Normal subgroup involving quotient group 
Let $G$ be a group and $N$ be a normal subgroup of G.   Show that there
  is a bijection between $N\times G/N$ and $G$.

I think I can define a map by $f : N\times G/N\to G$ where $(n,gN) \mapsto ng$.
Then $f$ is surjective. But how can I show that $f$ is injective? Or is it possible to find its inverse function?

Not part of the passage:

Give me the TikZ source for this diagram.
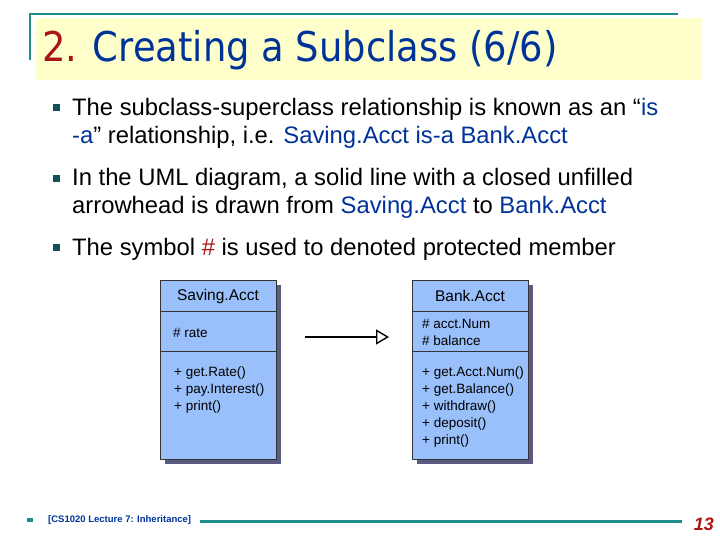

Let $G$ be a group, $N\triangleleft G$, and $G_{i}$, $G_{i+1}$ be two
  subgroups of $G$ such that $G_{i}\triangleleft G_{i+1}$.
  Then ($G_{i+1}\cap N$)/($G_{i}\cap N$) $\triangleleft$
$G_{i+1}$/$G_{i}$

I only know ($G_{i+1}\cap N$)/($G_{i}\cap N$) is well-defined. But I don't know what else I can do now.
 A: I will prove the first statement. The proof of the second one is not short (but it's standard) and it needs to be asked in a separate question because it's irrelevant to the first statement.
From basic definitions in group theory, we know that the projection map $\pi: G \to G/N$ is well-defined and it's surjective. By the axiom of choice, it must have at least one right inverse. Take a right inverse of $\pi$ and call it $\phi: G/N \to G$. Therefore, $\pi \circ \phi=\mathbb{1}_{G/N}$. Note that $\phi$ has the property that it is constant on each equivalence class because of the way we constructed it. Now, define $f: N \times G/N \to G$ by
$$f(n,gN)=n\phi(gN)$$
By construction, $g_1N=g_2N$ gives that $\phi(g_1N)=\phi(g_2N)$. So, it's seen that $f$ is well-defined.
$f$ is also surjective because for any $g\in G$, there exists some $n_0 \in N$ such that $g\phi(gN)^{-1}=n_0$ because they belong to the same equivalence class. Hence, $g=f(n_0,gN)$.
To check injectivity, note that $f(n_1,g_1N)=f(n_2,g_2N)$ gives that
$$n_2^{-1}n_1=\phi(g_2N)\phi(g_1N)^{-1}$$
$$N=\pi(n_2^{-1}n_1)=\pi(\phi(g_2N)\phi(g_1N)^{-1})=\pi(\phi(g_2N))\pi(\phi(g_1N))^{-1}=(g_2N)(g_1^{-1}N)=g_2g_1^{-1}N$$
Hence, $g_2g_1^{-1}\in N$ and they belong to the same equivalence class. In other words, $\phi(g_1N) = \phi(g_2N)$. Hence, $n_1=n_2$ and $f$ is injective too.